[Start Records to process]

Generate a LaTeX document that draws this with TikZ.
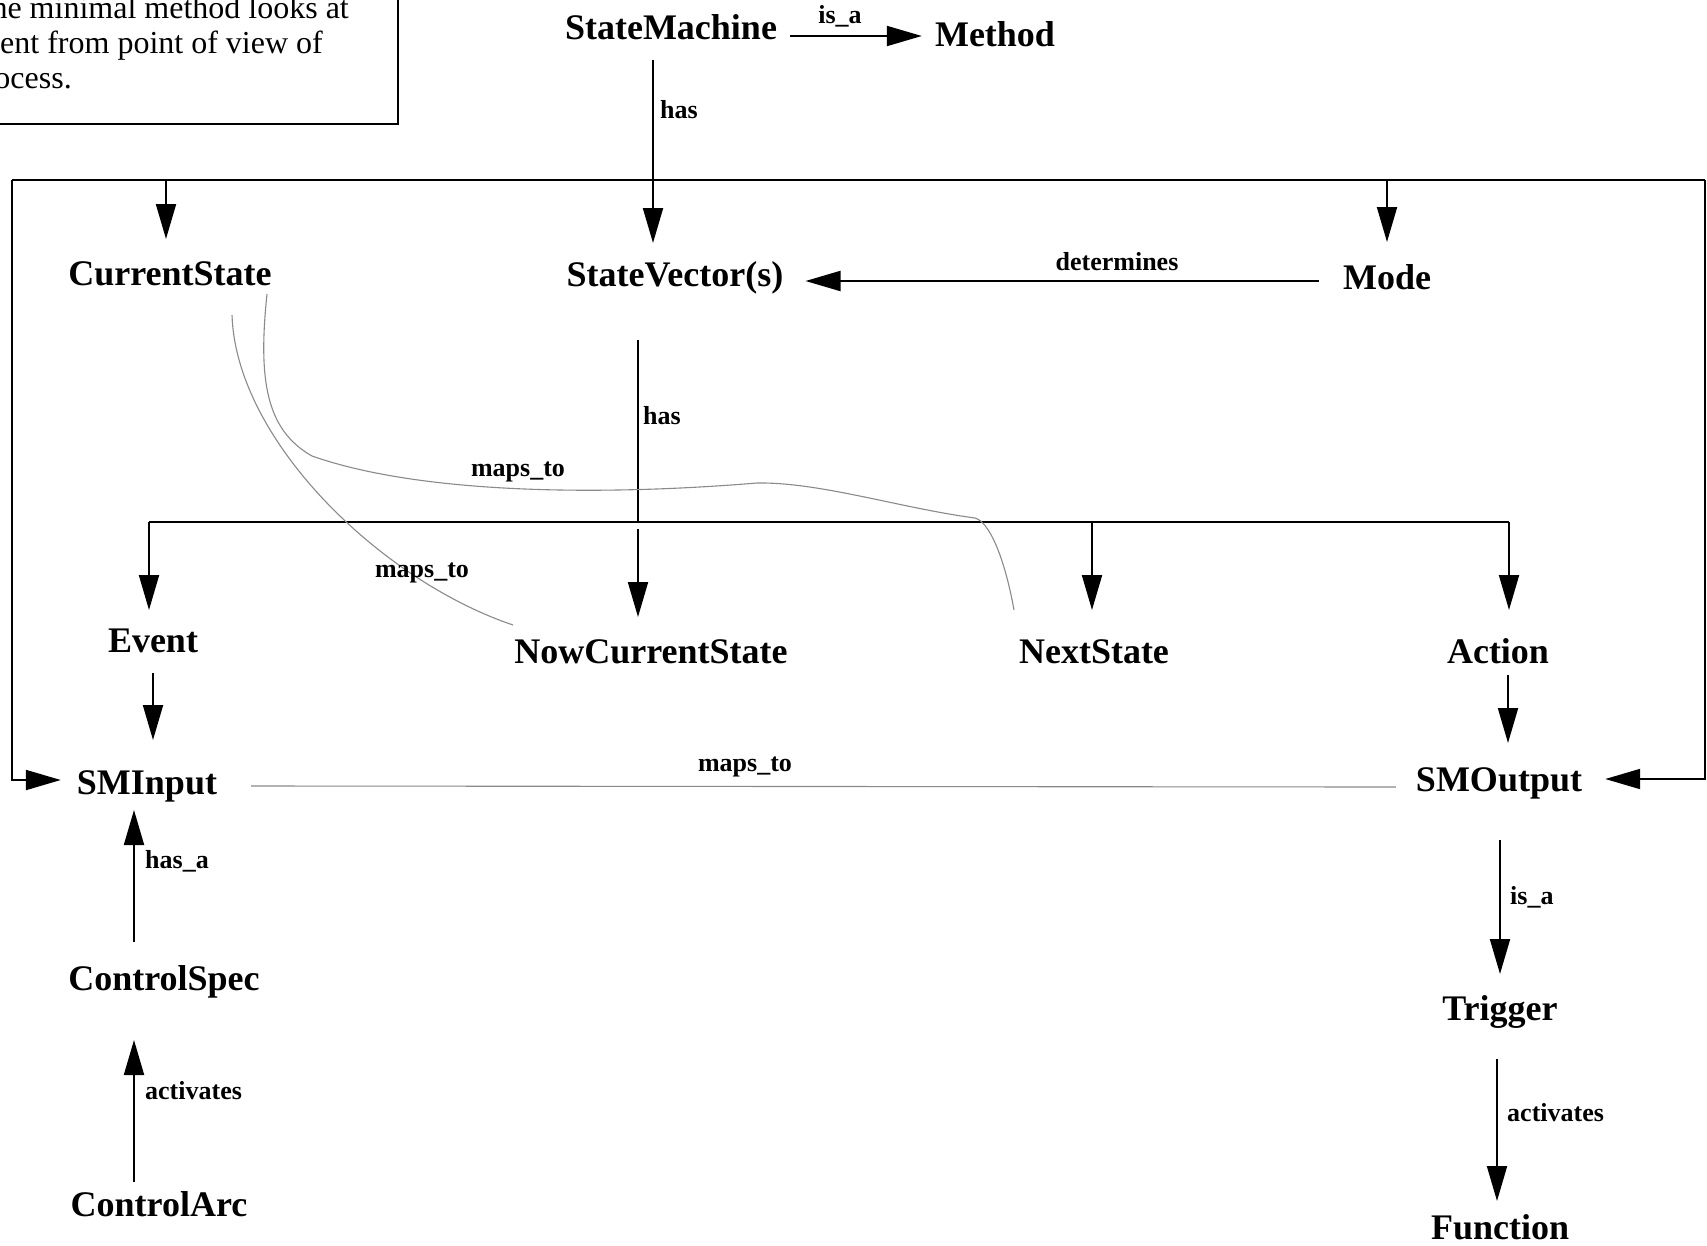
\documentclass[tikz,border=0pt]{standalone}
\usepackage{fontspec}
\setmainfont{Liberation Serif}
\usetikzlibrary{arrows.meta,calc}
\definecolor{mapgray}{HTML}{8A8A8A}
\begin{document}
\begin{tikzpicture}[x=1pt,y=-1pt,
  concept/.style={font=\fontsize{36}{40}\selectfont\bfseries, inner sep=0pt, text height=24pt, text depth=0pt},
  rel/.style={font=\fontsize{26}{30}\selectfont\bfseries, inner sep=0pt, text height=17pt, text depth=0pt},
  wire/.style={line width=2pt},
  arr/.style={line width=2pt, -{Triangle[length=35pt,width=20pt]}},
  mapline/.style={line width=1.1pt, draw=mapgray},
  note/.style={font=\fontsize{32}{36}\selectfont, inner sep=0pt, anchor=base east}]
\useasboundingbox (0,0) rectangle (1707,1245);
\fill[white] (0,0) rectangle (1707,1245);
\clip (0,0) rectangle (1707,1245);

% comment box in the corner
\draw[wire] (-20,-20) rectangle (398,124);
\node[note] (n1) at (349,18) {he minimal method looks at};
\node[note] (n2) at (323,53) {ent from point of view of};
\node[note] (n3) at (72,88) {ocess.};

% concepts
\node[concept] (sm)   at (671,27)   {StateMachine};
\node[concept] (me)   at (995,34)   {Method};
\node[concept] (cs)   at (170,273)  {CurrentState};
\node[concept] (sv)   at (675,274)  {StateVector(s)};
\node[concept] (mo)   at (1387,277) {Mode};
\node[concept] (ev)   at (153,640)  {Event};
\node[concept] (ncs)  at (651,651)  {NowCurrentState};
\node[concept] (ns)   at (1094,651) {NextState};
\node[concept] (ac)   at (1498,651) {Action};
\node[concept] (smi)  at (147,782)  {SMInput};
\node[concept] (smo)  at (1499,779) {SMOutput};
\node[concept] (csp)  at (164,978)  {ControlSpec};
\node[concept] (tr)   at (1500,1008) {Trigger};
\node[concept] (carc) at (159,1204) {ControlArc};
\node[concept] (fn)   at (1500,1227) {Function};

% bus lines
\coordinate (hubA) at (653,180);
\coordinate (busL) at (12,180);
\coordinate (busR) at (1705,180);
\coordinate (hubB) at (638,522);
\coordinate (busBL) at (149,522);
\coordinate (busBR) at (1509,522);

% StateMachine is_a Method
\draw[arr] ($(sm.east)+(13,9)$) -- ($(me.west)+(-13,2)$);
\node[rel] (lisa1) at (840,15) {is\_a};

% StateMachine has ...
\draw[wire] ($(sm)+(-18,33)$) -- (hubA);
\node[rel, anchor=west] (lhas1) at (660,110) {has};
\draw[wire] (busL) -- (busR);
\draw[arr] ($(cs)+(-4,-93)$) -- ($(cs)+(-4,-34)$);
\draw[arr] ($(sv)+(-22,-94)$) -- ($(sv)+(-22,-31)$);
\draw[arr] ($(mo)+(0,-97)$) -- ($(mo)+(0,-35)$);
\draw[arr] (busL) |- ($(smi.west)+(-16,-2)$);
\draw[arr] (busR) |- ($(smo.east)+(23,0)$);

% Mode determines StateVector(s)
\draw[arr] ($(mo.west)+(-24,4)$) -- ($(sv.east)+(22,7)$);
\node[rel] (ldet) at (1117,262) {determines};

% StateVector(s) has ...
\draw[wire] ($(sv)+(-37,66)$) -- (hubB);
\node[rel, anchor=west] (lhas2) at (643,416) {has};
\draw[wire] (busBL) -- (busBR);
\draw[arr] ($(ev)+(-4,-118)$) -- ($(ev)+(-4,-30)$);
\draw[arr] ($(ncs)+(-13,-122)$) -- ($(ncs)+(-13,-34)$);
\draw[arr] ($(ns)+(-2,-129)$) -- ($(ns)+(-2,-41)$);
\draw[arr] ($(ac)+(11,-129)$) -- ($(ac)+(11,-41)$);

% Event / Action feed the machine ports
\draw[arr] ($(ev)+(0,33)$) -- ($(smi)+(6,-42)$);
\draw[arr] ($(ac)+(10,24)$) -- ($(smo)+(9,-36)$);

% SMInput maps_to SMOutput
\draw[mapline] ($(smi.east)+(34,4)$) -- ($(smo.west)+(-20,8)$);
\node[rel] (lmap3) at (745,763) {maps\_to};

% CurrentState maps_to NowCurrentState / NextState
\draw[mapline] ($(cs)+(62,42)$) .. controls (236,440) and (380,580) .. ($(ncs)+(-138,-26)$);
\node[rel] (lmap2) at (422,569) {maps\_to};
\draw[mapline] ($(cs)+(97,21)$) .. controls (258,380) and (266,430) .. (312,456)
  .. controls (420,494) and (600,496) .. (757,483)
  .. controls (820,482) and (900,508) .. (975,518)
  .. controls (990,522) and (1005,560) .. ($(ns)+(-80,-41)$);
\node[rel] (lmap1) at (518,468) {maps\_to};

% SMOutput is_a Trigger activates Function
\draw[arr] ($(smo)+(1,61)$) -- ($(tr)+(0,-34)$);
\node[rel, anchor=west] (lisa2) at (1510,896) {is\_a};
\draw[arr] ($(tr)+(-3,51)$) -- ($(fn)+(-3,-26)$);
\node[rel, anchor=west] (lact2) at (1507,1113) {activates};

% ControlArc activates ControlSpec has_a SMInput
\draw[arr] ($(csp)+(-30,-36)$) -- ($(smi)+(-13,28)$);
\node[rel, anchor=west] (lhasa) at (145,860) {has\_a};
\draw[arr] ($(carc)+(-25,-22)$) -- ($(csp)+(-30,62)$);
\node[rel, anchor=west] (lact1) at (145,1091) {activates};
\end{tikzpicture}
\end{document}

[End Records to process]
[Start Records to process]

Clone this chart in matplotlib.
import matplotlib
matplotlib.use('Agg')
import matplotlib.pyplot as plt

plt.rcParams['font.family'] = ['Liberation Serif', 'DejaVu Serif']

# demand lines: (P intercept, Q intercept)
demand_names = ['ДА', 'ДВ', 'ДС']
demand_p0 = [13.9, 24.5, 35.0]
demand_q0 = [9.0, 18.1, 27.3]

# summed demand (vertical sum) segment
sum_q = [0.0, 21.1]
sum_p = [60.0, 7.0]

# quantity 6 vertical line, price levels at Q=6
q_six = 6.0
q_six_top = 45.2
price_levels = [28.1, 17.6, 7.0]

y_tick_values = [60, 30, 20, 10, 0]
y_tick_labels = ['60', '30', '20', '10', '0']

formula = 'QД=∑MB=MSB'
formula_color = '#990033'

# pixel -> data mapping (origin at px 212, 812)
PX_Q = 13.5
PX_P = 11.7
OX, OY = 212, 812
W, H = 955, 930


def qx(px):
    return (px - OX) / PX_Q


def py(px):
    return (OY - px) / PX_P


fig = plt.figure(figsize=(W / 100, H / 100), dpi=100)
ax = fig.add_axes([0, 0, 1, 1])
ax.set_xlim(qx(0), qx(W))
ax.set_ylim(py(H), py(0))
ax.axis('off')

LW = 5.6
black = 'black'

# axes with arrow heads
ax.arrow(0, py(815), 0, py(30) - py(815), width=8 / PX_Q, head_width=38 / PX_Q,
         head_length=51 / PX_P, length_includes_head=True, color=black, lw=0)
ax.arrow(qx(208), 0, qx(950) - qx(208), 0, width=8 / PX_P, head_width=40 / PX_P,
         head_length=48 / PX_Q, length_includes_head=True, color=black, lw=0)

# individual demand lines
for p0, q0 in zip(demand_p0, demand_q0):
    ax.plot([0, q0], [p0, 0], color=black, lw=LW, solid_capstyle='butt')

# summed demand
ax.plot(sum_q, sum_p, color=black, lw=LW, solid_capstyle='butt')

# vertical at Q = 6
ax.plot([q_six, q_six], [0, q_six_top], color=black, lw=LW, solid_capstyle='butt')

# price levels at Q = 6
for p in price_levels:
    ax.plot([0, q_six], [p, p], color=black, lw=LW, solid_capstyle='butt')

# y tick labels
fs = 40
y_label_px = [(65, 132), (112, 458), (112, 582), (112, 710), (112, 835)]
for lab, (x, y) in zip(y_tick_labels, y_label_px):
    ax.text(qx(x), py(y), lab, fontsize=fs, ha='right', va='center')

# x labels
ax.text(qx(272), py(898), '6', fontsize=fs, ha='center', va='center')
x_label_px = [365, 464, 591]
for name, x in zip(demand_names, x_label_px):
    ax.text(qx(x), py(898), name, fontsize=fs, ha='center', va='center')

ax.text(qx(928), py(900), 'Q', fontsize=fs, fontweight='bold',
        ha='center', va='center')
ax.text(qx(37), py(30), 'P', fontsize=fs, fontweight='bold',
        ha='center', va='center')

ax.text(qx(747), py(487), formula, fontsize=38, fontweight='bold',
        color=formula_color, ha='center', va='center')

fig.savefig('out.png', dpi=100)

[End Records to process]

*Aim*. In the records above, find the line with "Generate a LaTeX" and the line with "(n3) at (72,88)", then restate word for word only those two lines and all lines between, omitting pictures.

*Solution*.
Generate a LaTeX document that draws this with TikZ.
\documentclass[tikz,border=0pt]{standalone}
\usepackage{fontspec}
\setmainfont{Liberation Serif}
\usetikzlibrary{arrows.meta,calc}
\definecolor{mapgray}{HTML}{8A8A8A}
\begin{document}
\begin{tikzpicture}[x=1pt,y=-1pt,
  concept/.style={font=\fontsize{36}{40}\selectfont\bfseries, inner sep=0pt, text height=24pt, text depth=0pt},
  rel/.style={font=\fontsize{26}{30}\selectfont\bfseries, inner sep=0pt, text height=17pt, text depth=0pt},
  wire/.style={line width=2pt},
  arr/.style={line width=2pt, -{Triangle[length=35pt,width=20pt]}},
  mapline/.style={line width=1.1pt, draw=mapgray},
  note/.style={font=\fontsize{32}{36}\selectfont, inner sep=0pt, anchor=base east}]
\useasboundingbox (0,0) rectangle (1707,1245);
\fill[white] (0,0) rectangle (1707,1245);
\clip (0,0) rectangle (1707,1245);

% comment box in the corner
\draw[wire] (-20,-20) rectangle (398,124);
\node[note] (n1) at (349,18) {he minimal method looks at};
\node[note] (n2) at (323,53) {ent from point of view of};
\node[note] (n3) at (72,88) {ocess.};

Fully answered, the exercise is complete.